The Haxan Cloak – Excavation
One does not simply listen to Excavation . You feel it. You sense it. UK producer Bobby Krlic opens the LP with the same note as closed his sinister debut, instantly taking his bleak narrative to a place beyond death. This is a plane of tense horror, processed percussion and powerful sub-bass. Evil growls and shudders eke out from his resonators, these chilling atmospherics breaking periodically into super-minimal beat palettes.
The ominous “Mara” uses deadened blows and creaking echoes to evoke the spirit of Ben Frost ‘s landmark statement in menace By The Throat . Part one of the title track threatens the portents of doom-techno, its Tesla-fired jerk of a counterpart a mechanised arrangement of some expansive vision.
Yet, much of Excavation is quiet, subtleties occurring around the near-conscious that whisper to no-one unless cranked up loud. Naturally, the thunderous bass drops are that much more impressive in comparison. Belying his recent tutelage with Tri Angle , Krlic deploys both on “Miste”, splicing extreme cut and paste samples with a sub-60 bpm lurch and what sounds like a spluttering diesel generator. Buried in the mix though is a delicate beauty, its resonant frequency set to trouble both the heart and brain.
Less an arena for Krlic’s trademark terror drone then, Excavation nevertheless harnesses its predecessor’s use of tortured strings – scraped cello playing its part alongside fizzing interference and alien tongues in “Dieu”, for example, and part two of “The Mirror Reflecting” starting life like one of Nick Cave and Warren Ellis ‘s sparse string soundtracks before rounding out into album’s busiest composition. Part one of the same track takes church bells and scrubs the recording with acid, somehow projecting the swinging rope and abject darkness of Krlic’s artwork deeper into the mind’s eye.

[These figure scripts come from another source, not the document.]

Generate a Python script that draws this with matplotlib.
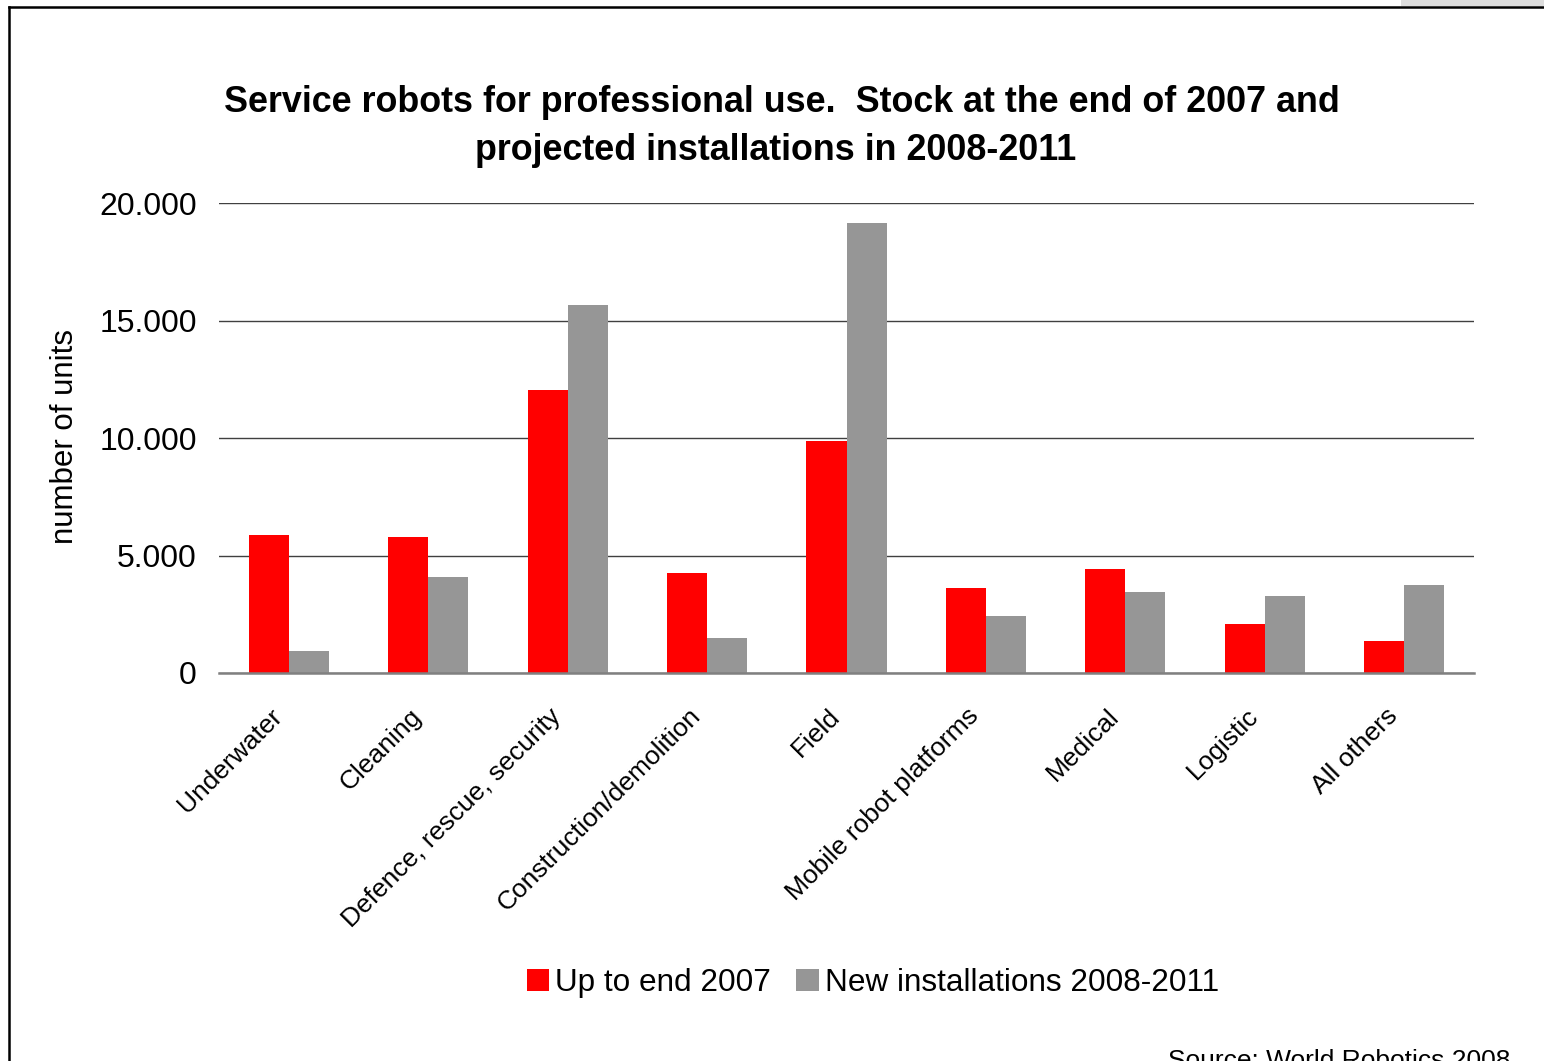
import matplotlib
matplotlib.use('Agg')
import matplotlib.pyplot as plt
import matplotlib.transforms as mtransforms
import numpy as np
from matplotlib.lines import Line2D
from matplotlib.patches import Rectangle
from matplotlib.ticker import FuncFormatter

plt.rcParams['font.family'] = ['Liberation Sans', 'DejaVu Sans']

categories = ['Underwater', 'Cleaning', 'Defence, rescue, security', 'Construction/demolition',
              'Field', 'Mobile robot platforms', 'Medical', 'Logistic', 'All others']
stock_2007 = [5870, 5790, 12040, 4260, 9870, 3620, 4430, 2090, 1360]
new_2008_2011 = [940, 4090, 15660, 1490, 19150, 2430, 3450, 3280, 3740]

W, H = 1544, 1061
fig = plt.figure(figsize=(W / 100, H / 100), dpi=100)

# frame around the chart area (partly cut off, as in the screenshot)
fig.add_artist(Rectangle((1401 / W, 1 - 6 / H), 143 / W, 6 / H, transform=fig.transFigure,
                         facecolor='#dddddd', edgecolor='none'))
fig.add_artist(Line2D([9 / W, 1.0], [1 - 7 / H, 1 - 7 / H], transform=fig.transFigure, color='black', lw=1.8))
fig.add_artist(Line2D([9 / W, 9 / W], [0, 1 - 7 / H], transform=fig.transFigure, color='black', lw=1.8))

ax = fig.add_axes([219 / W, 1 - 673 / H, (1474 - 219) / W, (673 - 203) / H])

x = np.arange(len(categories))
w = 0.287
ax.bar(x - w / 2, stock_2007, w, color='#ff0000', label='Up to end 2007', zorder=3)
ax.bar(x + w / 2, new_2008_2011, w, color='#969696', label='New installations 2008-2011', zorder=3)

ax.set_xlim(-0.5, len(categories) - 0.5)
ax.set_ylim(0, 20000)
ax.set_yticks([0, 5000, 10000, 15000, 20000])
ax.yaxis.set_major_formatter(FuncFormatter(lambda v, p: f'{int(v):,}'.replace(',', '.')))
ax.grid(axis='y', color='#404040', lw=1.0, zorder=0)
for s in ['top', 'right', 'left']:
    ax.spines[s].set_visible(False)
ax.spines['bottom'].set_color('#808080')
ax.spines['bottom'].set_linewidth(1.8)
ax.spines['bottom'].set_zorder(4)
ax.tick_params(axis='y', length=0, labelsize=23, pad=16)
ax.tick_params(axis='x', length=0, pad=10)
ax.set_xticks(x)
ax.set_xticklabels(categories, rotation=45, ha='right', rotation_mode='anchor', fontsize=19)
shift = mtransforms.ScaledTranslation(-0.19, -0.17, fig.dpi_scale_trans)
for lab in ax.get_xticklabels():
    lab.set_transform(lab.get_transform() + shift)

fig.text(65 / W, 1 - 437 / H, 'number of units', rotation=90, ha='center', va='center', fontsize=22.5)

fig.text(782 / W, 1 - 103 / H, 'Service robots for professional use.  Stock at the end of 2007 and',
         ha='center', va='center', fontsize=25.8, fontweight='bold')
fig.text(776 / W, 1 - 151 / H, 'projected installations in 2008-2011',
         ha='center', va='center', fontsize=25.8, fontweight='bold')

fig.legend(loc='center', bbox_to_anchor=(873 / W, 1 - 983 / H), ncol=2, frameon=False,
           fontsize=22.7, handlelength=0.7, handleheight=0.7, handletextpad=0.2, columnspacing=0.8)

fig.text(1168 / W, 1 - 1068 / H, 'Source: World Robotics 2008', ha='left', va='baseline', fontsize=19)

fig.savefig('out.png', dpi=100)
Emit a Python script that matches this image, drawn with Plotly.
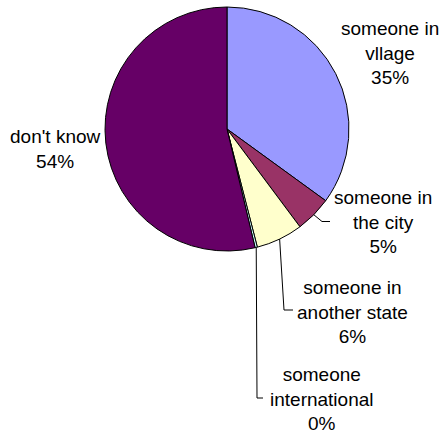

Krlic’s twelve-minute closer offers relative rays of sunshine after what could be equated with Dante ‘s trial through all ten circles of the underworld before it, yet slowly his inexorable bass overtake and ravage the landscape. His evocative narrative has left hell’s gate open and though its message is unclear – appearing to the unwary, perhaps, like some form of brutal interrogation aid – it invites fascinating interpretation like the best of high art.